> **Do this**
Output the lines from the top of the entries below to the line with "(0,0) rectangle (1835,872);", both included, exactly and without pictures.

>> Begin

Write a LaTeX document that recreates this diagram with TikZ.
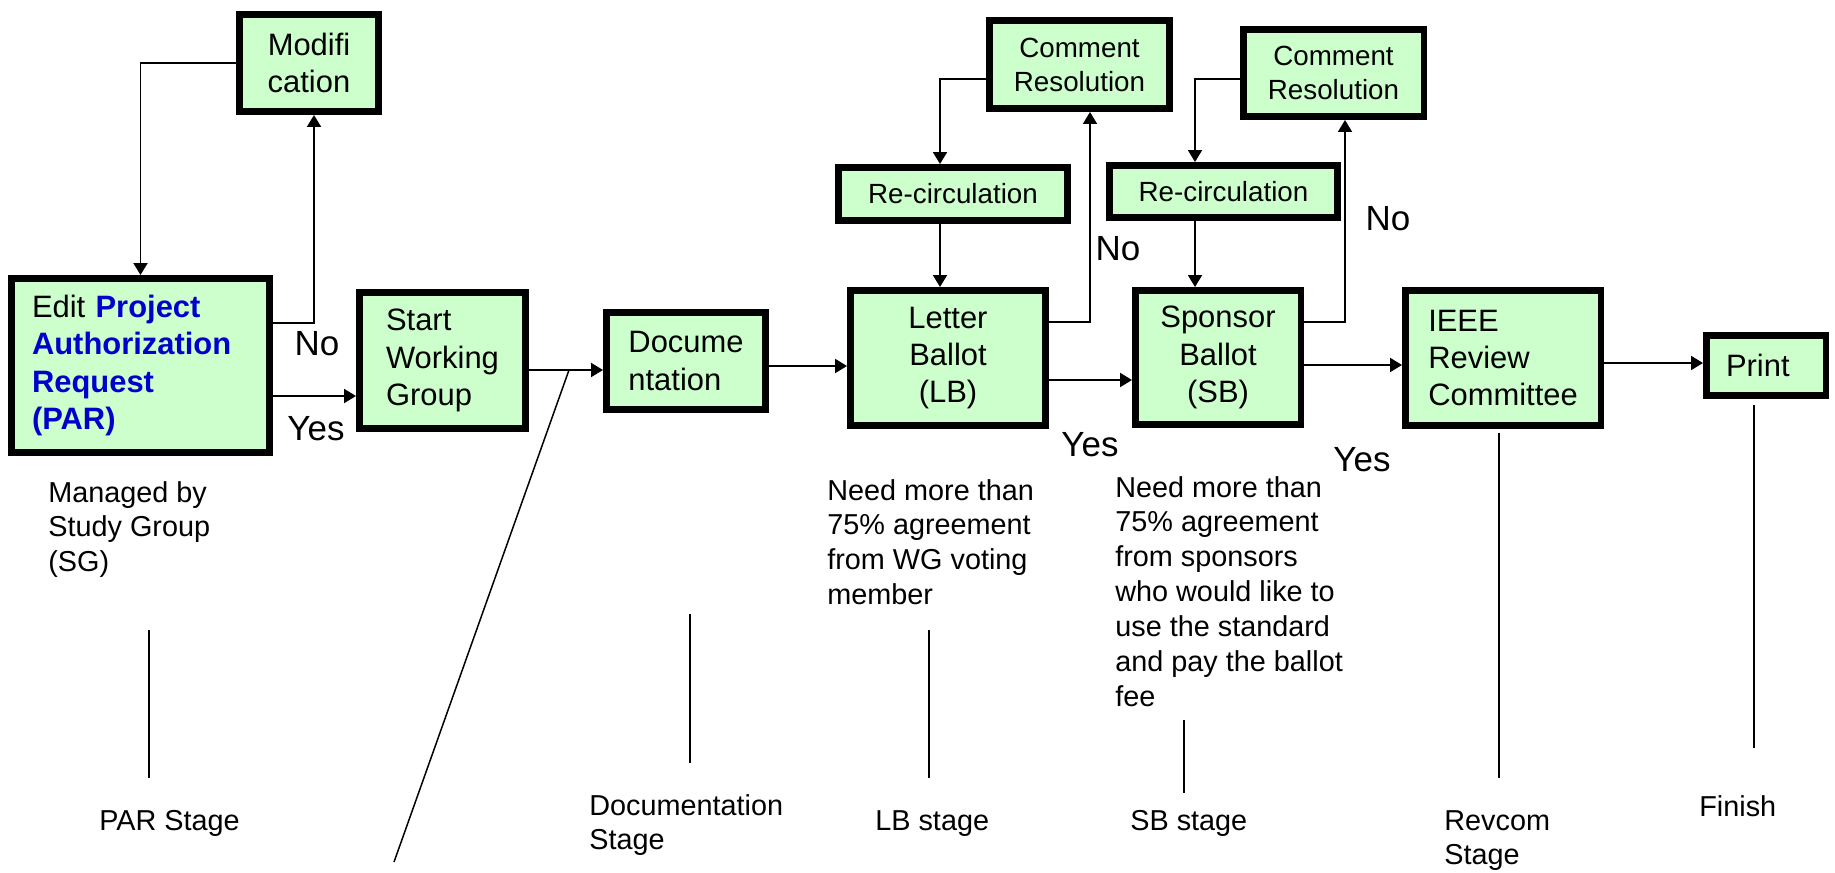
\documentclass[tikz,border=0pt]{standalone}
\usepackage{fontspec}
\setmainfont{Liberation Sans}
\usetikzlibrary{arrows.meta,calc}
\definecolor{boxgreen}{RGB}{204,255,204}
\definecolor{parblue}{RGB}{0,0,204}
\newcommand{\notelines}[1]{\begin{tabular}[t]{@{}l@{}}#1\end{tabular}}

\begin{document}
\begin{tikzpicture}[x=0.02cm,y=-0.02cm,
  stagebox/.style={draw,line width=3.7pt,fill=boxgreen,inner sep=0pt,align=center,font=\fontsize{17.6}{21.3}\selectfont},
  smallbox/.style={stagebox,font=\fontsize{15.8}{19.4}\selectfont},
  leftbox/.style={stagebox,align=left},
  flow/.style={line width=1.1pt,-{Triangle[length=0.24cm,width=0.28cm]}},
  answer/.style={anchor=base,inner sep=0pt,font=\fontsize{19.9}{22}\selectfont},
  note/.style={anchor=base west,inner sep=0pt,font=\fontsize{16.4}{19.9}\selectfont},
  tick/.style={line width=0.85pt}]
\useasboundingbox (0,0) rectangle (1835,872);

\node[stagebox,minimum width=2.79cm,minimum height=1.95cm] (mod) at (309,63) {Modifi\\cation};
\node[leftbox,minimum width=5.17cm,minimum height=3.49cm,text width=4.34cm] (par) at (140.5,365.5)
  {Edit {\color{parblue}\bfseries Project\\Authorization\\Request\\(PAR)}};
\node[leftbox,minimum width=3.33cm,minimum height=2.73cm] (swg) at (442.5,360.5) {Start\\Working\\Group};
\node[leftbox,minimum width=3.19cm,minimum height=1.95cm] (doc) at (686,361) {Docume\\ntation};
\node[stagebox,minimum width=3.91cm,minimum height=2.71cm] (lb) at (948,358) {Letter\\Ballot\\(LB)};
\node[smallbox,minimum width=4.59cm,minimum height=1.07cm] (rc1) at (953,194) {Re-circulation};
\node[smallbox,minimum width=3.61cm,minimum height=1.77cm] (cr1) at (1079.5,64.5) {Comment\\Resolution};
\node[stagebox,minimum width=3.31cm,minimum height=2.69cm] (sb) at (1218,357.5) {Sponsor\\Ballot\\(SB)};
\node[smallbox,minimum width=4.57cm,minimum height=1.05cm] (rc2) at (1223.5,191.5) {Re-circulation};
\node[smallbox,minimum width=3.61cm,minimum height=1.75cm] (cr2) at (1333.5,73) {Comment\\Resolution};
\node[leftbox,minimum width=3.91cm,minimum height=2.71cm] (rev) at (1503,358) {IEEE\\Review\\Committee};
\node[leftbox,minimum width=2.39cm,minimum height=1.21cm,text width=1.6cm] (prt) at (1766,365.5) {Print};

\draw[flow] (mod.west) -| (par.north);
\draw[flow] ($(par.east)+(0,-42.5)$) -| ($(mod.south)+(5,0)$);
\draw[flow] ($(par.east)+(0,30.5)$) coordinate (y1) -- (y1 -| swg.west);
\draw[flow] ($(swg.east)+(0,9.5)$) coordinate (w1) -- (w1 -| doc.west);
\draw[flow] ($(doc.east)+(0,5)$) coordinate (d1) -- (d1 -| lb.west);
\draw[flow] ($(lb.north)+(-8,0)$) coordinate (l1) ++(0,-63) -- (l1);
\draw[flow] ($(cr1.west)+(0,14.5)$) -| ($(rc1.north)+(-13,0)$);
\draw[flow] ($(lb.east)+(0,-36)$) -| ($(cr1.south)+(10.5,0)$);
\draw[flow] ($(lb.east)+(0,22)$) coordinate (l2) -- (l2 -| sb.west);
\draw[flow] ($(sb.north)+(-23,0)$) coordinate (s1) ++(0,-66) -- (s1);
\draw[flow] ($(cr2.west)+(0,6)$) -| ($(rc2.north)+(-28.5,0)$);
\draw[flow] ($(sb.east)+(0,-35.5)$) -| ($(cr2.south)+(11.5,0)$);
\draw[flow] ($(sb.east)+(0,7.5)$) coordinate (s2) -- (s2 -| rev.west);
\draw[flow] ($(rev.east)+(0,5)$) coordinate (r1) -- (r1 -| prt.west);

\node[answer] (no1) at (317,355) {No};
\node[answer] (yes1) at (316,440) {Yes};
\node[answer] (no2) at (1118,260) {No};
\node[answer] (yes2) at (1090,456) {Yes};
\node[answer] (no3) at (1388,230) {No};
\node[answer] (yes3) at (1362,471) {Yes};

\draw[tick] (569,0 |- w1) -- (394,862);
\foreach \x/\top/\bot in {149/630/778, 690/614/763, 929/630/778, 1184/720/793, 1499/433/778, 1754/405/748}
  \draw[tick] (\x,\top) -- (\x,\bot);

\node[note] (sg) at (48,502) {\notelines{Managed by\\Study Group\\(SG)}};
\node[note] (lbnote) at (827,500) {\notelines{Need more than\\75\% agreement\\from WG voting\\member}};
\node[note] (sbnote) at (1115,497) {\notelines{Need more than\\75\% agreement\\from sponsors\\who would like to\\use the standard\\and pay the ballot\\fee}};
\node[note] (parstage) at (99,830) {PAR Stage};
\node[note] (docstage) at (589,815) {\notelines{Documentation\\Stage}};
\node[note] (lbstage) at (875,830) {LB stage};
\node[note] (sbstage) at (1130,830) {SB stage};
\node[note] (revstage) at (1444,830) {\notelines{Revcom\\Stage}};
\node[note] (finish) at (1699,816) {Finish};
\end{tikzpicture}
\end{document}
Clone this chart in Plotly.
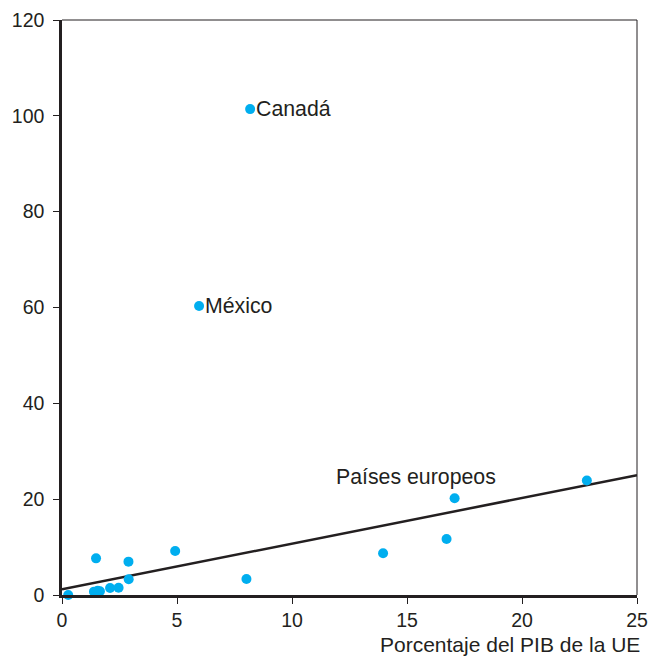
import plotly.graph_objects as go

# Data
eu_x = [0.27, 1.39, 1.48, 1.55, 1.65, 2.09, 2.46, 2.89, 2.90, 4.92, 8.02, 13.96, 16.72, 17.07, 22.82]
eu_y = [0.0, 0.7, 7.65, 0.9, 0.8, 1.46, 1.5, 6.96, 3.27, 9.18, 3.34, 8.7, 11.7, 20.2, 23.9]
other_x = [8.18, 5.96]
other_y = [101.4, 60.3]
other_names = ["Canadá", "México"]
fit_x = [0, 25]
fit_y = [1.2, 25.0]
x_ticks = [0, 5, 10, 15, 20, 25]
y_ticks = [0, 20, 40, 60, 80, 100, 120]

DARK = "#231f20"
CYAN = "#00aeef"
FONT = "Liberation Sans, Arial, sans-serif"

fig = go.Figure()
fig.add_trace(go.Scatter(x=fit_x, y=fit_y, mode="lines",
                         line=dict(color=DARK, width=2.5), showlegend=False, hoverinfo="skip"))
fig.add_trace(go.Scatter(x=eu_x + other_x, y=eu_y + other_y, mode="markers",
                         marker=dict(color=CYAN, size=10, line=dict(width=0)),
                         cliponaxis=False, showlegend=False))

for nx, ny, name in zip(other_x, other_y, other_names):
    fig.add_annotation(x=nx, y=ny, text=name, showarrow=False, xanchor="left",
                       yanchor="middle", xshift=4, font=dict(size=21.3, color=DARK, family=FONT))

fig.add_annotation(x=15.4, y=24.6, text="Países europeos", showarrow=False,
                   xanchor="center", yanchor="middle", font=dict(size=21.3, color=DARK, family=FONT))

fig.add_annotation(x=1, y=0, xref="paper", yref="paper", text="Porcentaje del PIB de la UE",
                   showarrow=False, xanchor="right", yanchor="middle", yshift=-49, xshift=5,
                   font=dict(size=21, color=DARK, family=FONT))

# thin top and right frame lines
fig.add_shape(type="line", xref="paper", yref="paper", x0=0, x1=1, y0=1, y1=1,
              line=dict(color=DARK, width=1))
fig.add_shape(type="line", xref="paper", yref="paper", x0=1, x1=1, y0=0, y1=1,
              line=dict(color=DARK, width=1))

fig.update_layout(
    width=659, height=658,
    margin=dict(l=62, r=22, t=20, b=63),
    plot_bgcolor="white", paper_bgcolor="white",
    font=dict(family=FONT, size=19.5, color=DARK),
    xaxis=dict(range=[0, 25], tickvals=x_ticks, showgrid=False, zeroline=False,
               showline=True, linecolor=DARK, linewidth=2.5, automargin=False,
               ticks="outside", ticklen=6, tickcolor=DARK, tickwidth=1.2),
    yaxis=dict(range=[0, 120], tickvals=y_ticks, showgrid=False, zeroline=False,
               showline=True, linecolor=DARK, linewidth=2.5, automargin=False,
               ticks="outside", ticklen=6, tickcolor=DARK, tickwidth=1.2,
               ticklabelstandoff=5),
)

fig.write_html("out.html", config={"displayModeBar": False},
               post_script="document.body.style.margin='0';document.body.style.overflow='hidden';")
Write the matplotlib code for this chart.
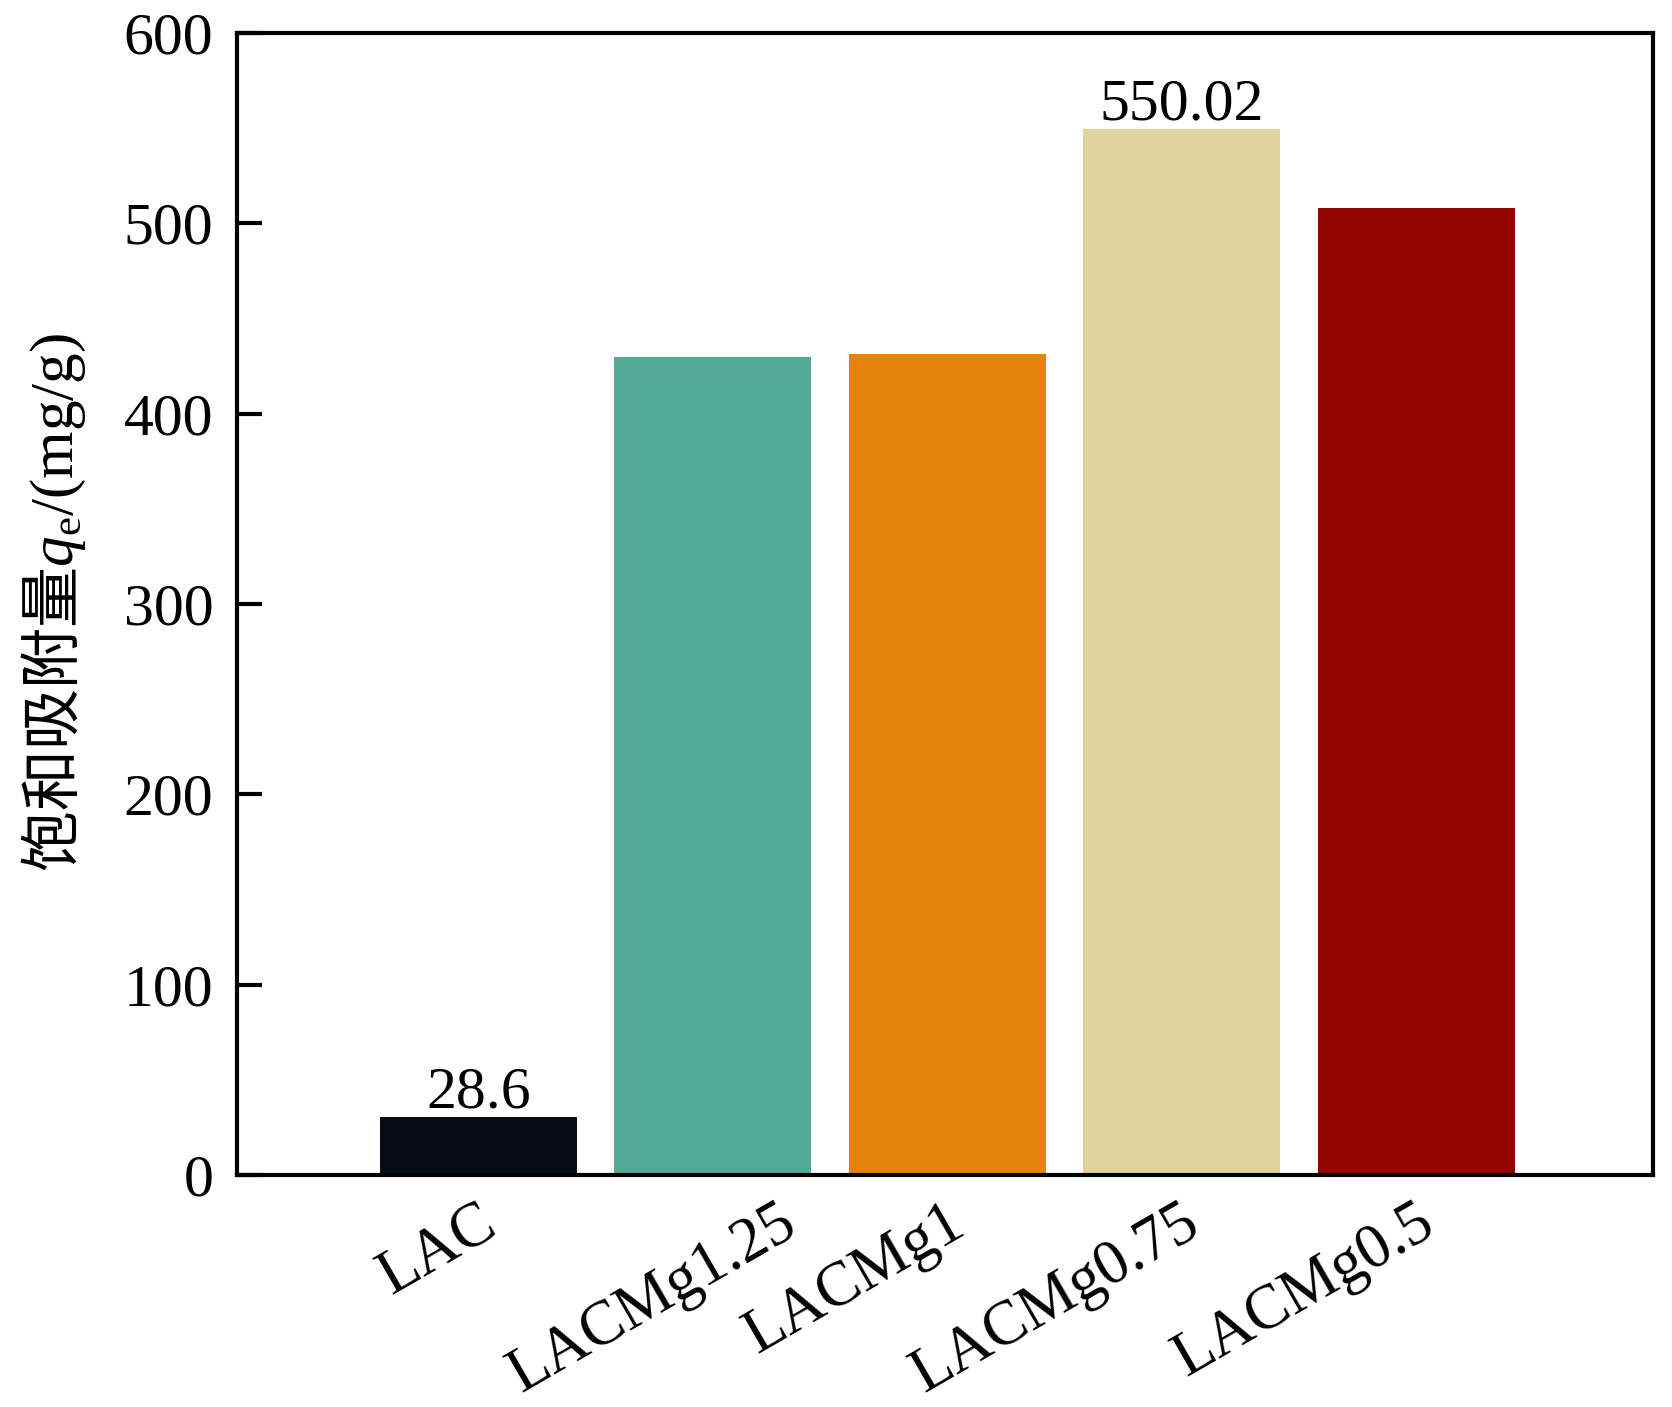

>> End

> **Answer to the problem**
Write a LaTeX document that recreates this diagram with TikZ.
\documentclass[tikz,border=0pt]{standalone}
\usepackage{fontspec}
\setmainfont{Liberation Sans}
\usetikzlibrary{arrows.meta,calc}
\definecolor{boxgreen}{RGB}{204,255,204}
\definecolor{parblue}{RGB}{0,0,204}
\newcommand{\notelines}[1]{\begin{tabular}[t]{@{}l@{}}#1\end{tabular}}

\begin{document}
\begin{tikzpicture}[x=0.02cm,y=-0.02cm,
  stagebox/.style={draw,line width=3.7pt,fill=boxgreen,inner sep=0pt,align=center,font=\fontsize{17.6}{21.3}\selectfont},
  smallbox/.style={stagebox,font=\fontsize{15.8}{19.4}\selectfont},
  leftbox/.style={stagebox,align=left},
  flow/.style={line width=1.1pt,-{Triangle[length=0.24cm,width=0.28cm]}},
  answer/.style={anchor=base,inner sep=0pt,font=\fontsize{19.9}{22}\selectfont},
  note/.style={anchor=base west,inner sep=0pt,font=\fontsize{16.4}{19.9}\selectfont},
  tick/.style={line width=0.85pt}]
\useasboundingbox (0,0) rectangle (1835,872);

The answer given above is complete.